• [Short problem]
Retype the data that follows line by line, exactly, and leave its pictures out.
-- Start Data section --
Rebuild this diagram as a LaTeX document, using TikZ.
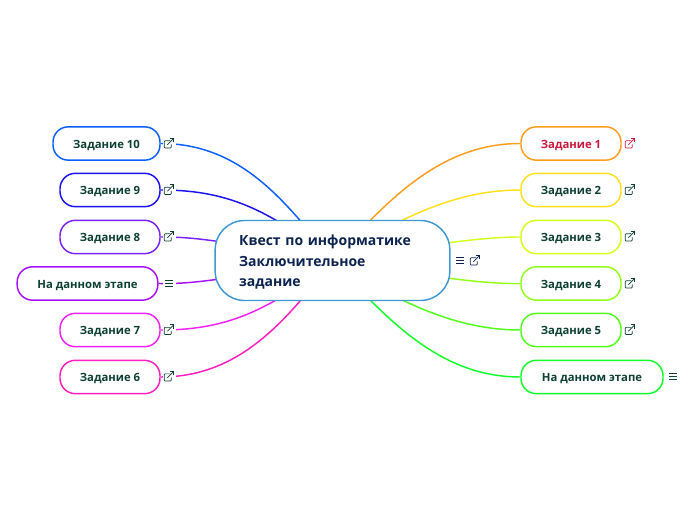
\documentclass[tikz,border=0pt]{standalone}
\usepackage{fontspec}
\setmainfont{Open Sans}
\usetikzlibrary{backgrounds}
\definecolor{taskink}{HTML}{0E4034}
\definecolor{mainink}{HTML}{0C2350}
\definecolor{mainedge}{HTML}{3F97D3}
\definecolor{firstink}{HTML}{C8193C}
\definecolor{cten}{HTML}{0B5FFF}
\definecolor{cnine}{HTML}{1A12F0}
\definecolor{ceight}{HTML}{7A22F5}
\definecolor{cnowl}{HTML}{A612FF}
\definecolor{cseven}{HTML}{EE22F5}
\definecolor{csix}{HTML}{FF1FC0}
\definecolor{cone}{HTML}{FF9D1E}
\definecolor{ctwo}{HTML}{FFE01A}
\definecolor{cthree}{HTML}{D4FF1A}
\definecolor{cfour}{HTML}{92FF1A}
\definecolor{cfive}{HTML}{52FF1A}
\definecolor{cnowr}{HTML}{12FF2A}
\tikzset{
mainbox/.style={draw=mainedge,fill=white,line width=1.1pt,rounded corners=22pt,minimum width=176pt,minimum height=60pt,inner xsep=18pt,inner ysep=0pt,text width=140pt,align=left,text=mainink,font=\bfseries\fontsize{10.5}{15.4}\selectfont},
taskbox/.style={draw=#1,fill=white,line width=1.1pt,rounded corners=11.5pt,minimum width=75pt,minimum height=25pt,inner sep=0pt,align=center,text height=6.8pt,text depth=0pt,text=taskink,font=\bfseries\fontsize{8.5}{11}\selectfont},
branch/.style={draw=#1,line width=1.1pt},
iconpatch/.style={fill=white,draw=none,minimum width=9.75pt,minimum height=10pt,inner sep=0pt},
linkicon/.pic={\draw[line width=.55pt,rounded corners=.6pt,pic actions](1pt,1.6pt)--(-3.6pt,1.6pt)--(-3.6pt,-3.7pt)--(1.7pt,-3.7pt)--(1.7pt,-1pt);\draw[line width=.55pt,pic actions](-1.2pt,-1.3pt)--(3.6pt,3.6pt);\draw[line width=.55pt,pic actions](.6pt,3.6pt)--(3.6pt,3.6pt)--(3.6pt,.6pt);},
menuicon/.pic={\draw[line width=.55pt,pic actions](-3pt,-2.3pt)--(3pt,-2.3pt)(-3pt,0pt)--(3pt,0pt)(-3pt,2.3pt)--(3pt,2.3pt);}
}
\begin{document}
\begin{tikzpicture}[x=.75pt,y=-.75pt]
\useasboundingbox (0,0) rectangle (696,520);
\node[mainbox](main) at (332.5,260.5){\rule{0pt}{11pt}Квест по информатике\\Заключительное\\задание};
\node[taskbox=cten,minimum width=80.25pt](t10) at (106.5,143.5){Задание 10};
\node[taskbox=cnine](t9) at (110,190){Задание 9};
\node[taskbox=ceight](t8) at (110,237){Задание 8};
\node[taskbox=cnowl,minimum width=105.5pt](nowl) at (87.5,283.5){На данном этапе};
\node[taskbox=cseven](t7) at (110,330){Задание 7};
\node[taskbox=csix](t6) at (110,377){Задание 6};
\node[taskbox=cone,text=firstink](t1) at (571,143.5){Задание 1};
\node[taskbox=ctwo](t2) at (571,190){Задание 2};
\node[taskbox=cthree](t3) at (571,237){Задание 3};
\node[taskbox=cfour](t4) at (571,283.5){Задание 4};
\node[taskbox=cfive](t5) at (571,330){Задание 5};
\node[taskbox=cnowr,minimum width=106.5pt](nowr) at (592,377){На данном этапе};
\begin{scope}[on background layer]
\draw[branch=cten](t10.east) .. controls (240,143.5) and (285,200) .. (main.center);
\draw[branch=cnine](t9.east) .. controls (225,190) and (268,208) .. (main.center);
\draw[branch=ceight](t8.east) .. controls (195,237) and (215,240) .. (main.center);
\draw[branch=cnowl](nowl.east) .. controls (190,284) and (215,281) .. (main.center);
\draw[branch=cseven](t7.east) .. controls (225,330) and (268,312) .. (main.center);
\draw[branch=csix](t6.east) .. controls (240,377) and (287,320) .. (main.center);
\draw[branch=cone](t1.west) .. controls (440,143.5) and (388,200) .. (main.center);
\draw[branch=ctwo](t2.west) .. controls (465,190) and (410,210) .. (main.center);
\draw[branch=cthree](t3.west) .. controls (490,237) and (450,241) .. (main.center);
\draw[branch=cfour](t4.west) .. controls (490,284) and (450,280) .. (main.center);
\draw[branch=cfive](t5.west) .. controls (465,330) and (410,310) .. (main.center);
\draw[branch=cnowr](nowr.west) .. controls (440,377) and (388,320) .. (main.center);
\end{scope}
\node[iconpatch](p10) at (169.5,143){};
\node[iconpatch](p9) at (169.5,190){};
\node[iconpatch](p8) at (169.5,237){};
\node[iconpatch](pnow) at (169.5,284){};
\node[iconpatch](p7) at (169.5,330){};
\node[iconpatch](p6) at (169.5,377){};
\pic[taskink] at (169,143){linkicon};
\pic[taskink] at (169,189.5){linkicon};
\pic[taskink] at (169,236){linkicon};
\pic[taskink] at (169,283.5){menuicon};
\pic[taskink] at (169,329.5){linkicon};
\pic[taskink] at (169,376){linkicon};
\pic[firstink] at (630,143){linkicon};
\pic[taskink] at (630,189.5){linkicon};
\pic[taskink] at (630,236){linkicon};
\pic[taskink] at (630,283){linkicon};
\pic[taskink] at (630,329.5){linkicon};
\pic[taskink] at (673,376){menuicon};
\pic[mainink] at (460,260){menuicon};
\pic[mainink] at (475,260){linkicon};
\end{tikzpicture}
\end{document}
-- End Data section --
• [Answer to this problem]
Rebuild this diagram as a LaTeX document, using TikZ.
\documentclass[tikz,border=0pt]{standalone}
\usepackage{fontspec}
\setmainfont{Open Sans}
\usetikzlibrary{backgrounds}
\definecolor{taskink}{HTML}{0E4034}
\definecolor{mainink}{HTML}{0C2350}
\definecolor{mainedge}{HTML}{3F97D3}
\definecolor{firstink}{HTML}{C8193C}
\definecolor{cten}{HTML}{0B5FFF}
\definecolor{cnine}{HTML}{1A12F0}
\definecolor{ceight}{HTML}{7A22F5}
\definecolor{cnowl}{HTML}{A612FF}
\definecolor{cseven}{HTML}{EE22F5}
\definecolor{csix}{HTML}{FF1FC0}
\definecolor{cone}{HTML}{FF9D1E}
\definecolor{ctwo}{HTML}{FFE01A}
\definecolor{cthree}{HTML}{D4FF1A}
\definecolor{cfour}{HTML}{92FF1A}
\definecolor{cfive}{HTML}{52FF1A}
\definecolor{cnowr}{HTML}{12FF2A}
\tikzset{
mainbox/.style={draw=mainedge,fill=white,line width=1.1pt,rounded corners=22pt,minimum width=176pt,minimum height=60pt,inner xsep=18pt,inner ysep=0pt,text width=140pt,align=left,text=mainink,font=\bfseries\fontsize{10.5}{15.4}\selectfont},
taskbox/.style={draw=#1,fill=white,line width=1.1pt,rounded corners=11.5pt,minimum width=75pt,minimum height=25pt,inner sep=0pt,align=center,text height=6.8pt,text depth=0pt,text=taskink,font=\bfseries\fontsize{8.5}{11}\selectfont},
branch/.style={draw=#1,line width=1.1pt},
iconpatch/.style={fill=white,draw=none,minimum width=9.75pt,minimum height=10pt,inner sep=0pt},
linkicon/.pic={\draw[line width=.55pt,rounded corners=.6pt,pic actions](1pt,1.6pt)--(-3.6pt,1.6pt)--(-3.6pt,-3.7pt)--(1.7pt,-3.7pt)--(1.7pt,-1pt);\draw[line width=.55pt,pic actions](-1.2pt,-1.3pt)--(3.6pt,3.6pt);\draw[line width=.55pt,pic actions](.6pt,3.6pt)--(3.6pt,3.6pt)--(3.6pt,.6pt);},
menuicon/.pic={\draw[line width=.55pt,pic actions](-3pt,-2.3pt)--(3pt,-2.3pt)(-3pt,0pt)--(3pt,0pt)(-3pt,2.3pt)--(3pt,2.3pt);}
}
\begin{document}
\begin{tikzpicture}[x=.75pt,y=-.75pt]
\useasboundingbox (0,0) rectangle (696,520);
\node[mainbox](main) at (332.5,260.5){\rule{0pt}{11pt}Квест по информатике\\Заключительное\\задание};
\node[taskbox=cten,minimum width=80.25pt](t10) at (106.5,143.5){Задание 10};
\node[taskbox=cnine](t9) at (110,190){Задание 9};
\node[taskbox=ceight](t8) at (110,237){Задание 8};
\node[taskbox=cnowl,minimum width=105.5pt](nowl) at (87.5,283.5){На данном этапе};
\node[taskbox=cseven](t7) at (110,330){Задание 7};
\node[taskbox=csix](t6) at (110,377){Задание 6};
\node[taskbox=cone,text=firstink](t1) at (571,143.5){Задание 1};
\node[taskbox=ctwo](t2) at (571,190){Задание 2};
\node[taskbox=cthree](t3) at (571,237){Задание 3};
\node[taskbox=cfour](t4) at (571,283.5){Задание 4};
\node[taskbox=cfive](t5) at (571,330){Задание 5};
\node[taskbox=cnowr,minimum width=106.5pt](nowr) at (592,377){На данном этапе};
\begin{scope}[on background layer]
\draw[branch=cten](t10.east) .. controls (240,143.5) and (285,200) .. (main.center);
\draw[branch=cnine](t9.east) .. controls (225,190) and (268,208) .. (main.center);
\draw[branch=ceight](t8.east) .. controls (195,237) and (215,240) .. (main.center);
\draw[branch=cnowl](nowl.east) .. controls (190,284) and (215,281) .. (main.center);
\draw[branch=cseven](t7.east) .. controls (225,330) and (268,312) .. (main.center);
\draw[branch=csix](t6.east) .. controls (240,377) and (287,320) .. (main.center);
\draw[branch=cone](t1.west) .. controls (440,143.5) and (388,200) .. (main.center);
\draw[branch=ctwo](t2.west) .. controls (465,190) and (410,210) .. (main.center);
\draw[branch=cthree](t3.west) .. controls (490,237) and (450,241) .. (main.center);
\draw[branch=cfour](t4.west) .. controls (490,284) and (450,280) .. (main.center);
\draw[branch=cfive](t5.west) .. controls (465,330) and (410,310) .. (main.center);
\draw[branch=cnowr](nowr.west) .. controls (440,377) and (388,320) .. (main.center);
\end{scope}
\node[iconpatch](p10) at (169.5,143){};
\node[iconpatch](p9) at (169.5,190){};
\node[iconpatch](p8) at (169.5,237){};
\node[iconpatch](pnow) at (169.5,284){};
\node[iconpatch](p7) at (169.5,330){};
\node[iconpatch](p6) at (169.5,377){};
\pic[taskink] at (169,143){linkicon};
\pic[taskink] at (169,189.5){linkicon};
\pic[taskink] at (169,236){linkicon};
\pic[taskink] at (169,283.5){menuicon};
\pic[taskink] at (169,329.5){linkicon};
\pic[taskink] at (169,376){linkicon};
\pic[firstink] at (630,143){linkicon};
\pic[taskink] at (630,189.5){linkicon};
\pic[taskink] at (630,236){linkicon};
\pic[taskink] at (630,283){linkicon};
\pic[taskink] at (630,329.5){linkicon};
\pic[taskink] at (673,376){menuicon};
\pic[mainink] at (460,260){menuicon};
\pic[mainink] at (475,260){linkicon};
\end{tikzpicture}
\end{document}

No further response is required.